Love him or hate him (the way he handled his departure from Cleveland was anything but classy), the Heat star is clearly one of the top 2-3 players in the league right now but there is something keeping him from being one of the true all-time top 10 players in league history: he hasn’t won an NBA title.
While one star player cannot win an NBA title alone, one player can make a bigger difference in the NBA than in any other sport. Look, there are only 5 players on the court at one time and the best players are out there for 42-45 minutes of a 48 minute game.
When LeBron abandoned the Cavs and chose the Heat as his new destination, joining Chris Bosh and Dwayne Wade in Miami, the entire move was orchestrated to give the league’s best player a chance to win his first championship. Last year, the title eluded James and the Heat and LeBron looked shaky in the final minute of several games in the final series. This year, the Heat look like the favorites to emerge from the Eastern Conference, but LeBron still seems to have problems playing well late in big games.
The standard of measuring great NBA players by titles won is nothing new. In the 60s, Wilt Chamberlain put up incredible individual statistics including averaging 50 points a game over a complete season and scoring 100 points in a game (a record that still stands). But “Wilt the Stilt” on just one NBA title (1972 with the Lakers) while his chief rival for supremacy, Bill Russell, won 11 titles with the Celtics
during his 13-year NBA career.
Julius Erving was hounded by critics who said his teams never won an NBA title until he finally led the 76ers to a league crown in 1983 after so many near misses. Erving won two titles for the New York Nets in the old ABA, but until he won an NBA crown, something was always “missing” from his resume.
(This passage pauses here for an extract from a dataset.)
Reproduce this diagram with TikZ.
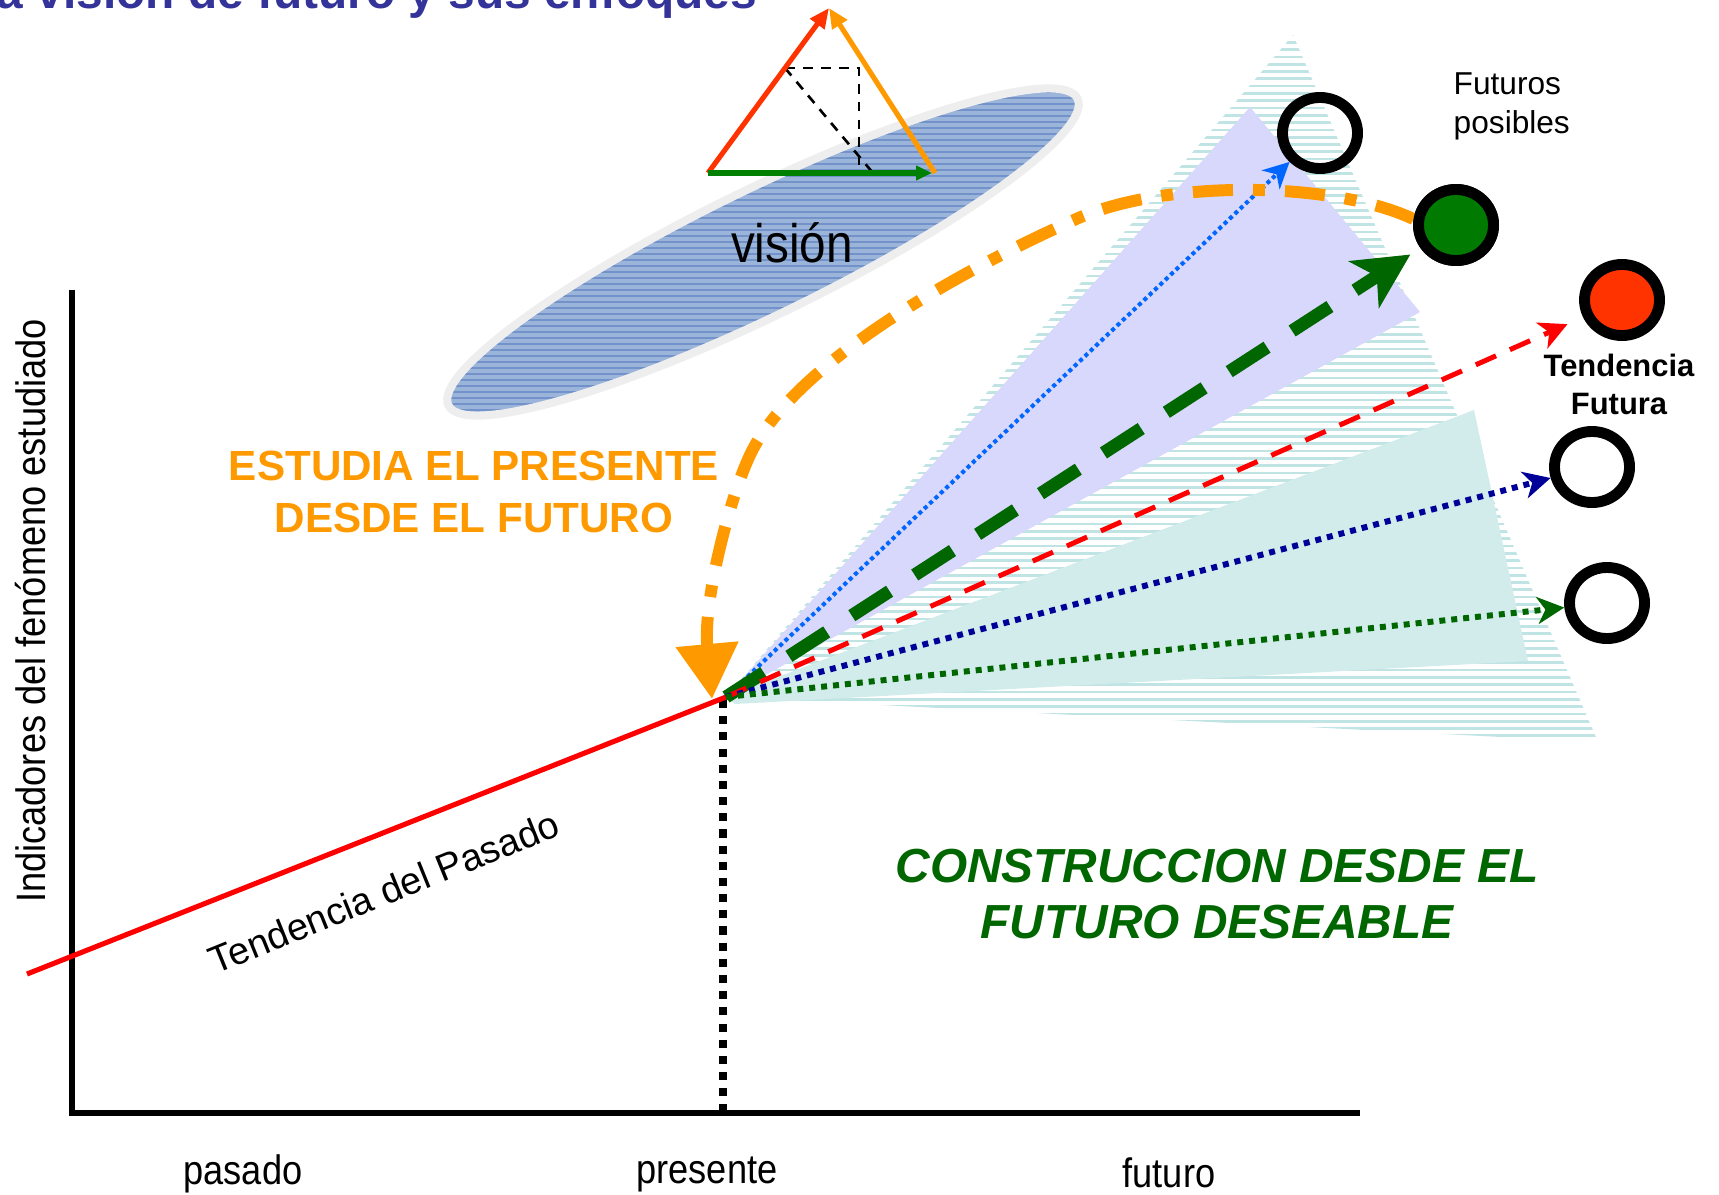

Michael Jordan put up some great statistics over the course of his career and many highlight reel moments. But besides being a great showman on the court and pitchman off it, what made Jordan truly great was that he made the players around him better and he was an integral part of six NBA championship winners including an incredible “Three Peat” with the Chicago Bulls.
Compare Jordan to one of his contemporaries, Charles Barkley. While everyone says Barkley was a great player, his place among the NBA’s all-time best players is compromised because “Sir Charles” never won a
While no star player can will a title alone, the truly great players in NBA history all have two things in common: they make the players around them better and they win at least one NBA title. Until LeBron James wins at least one championship, he will remain a second tier all-time great at best.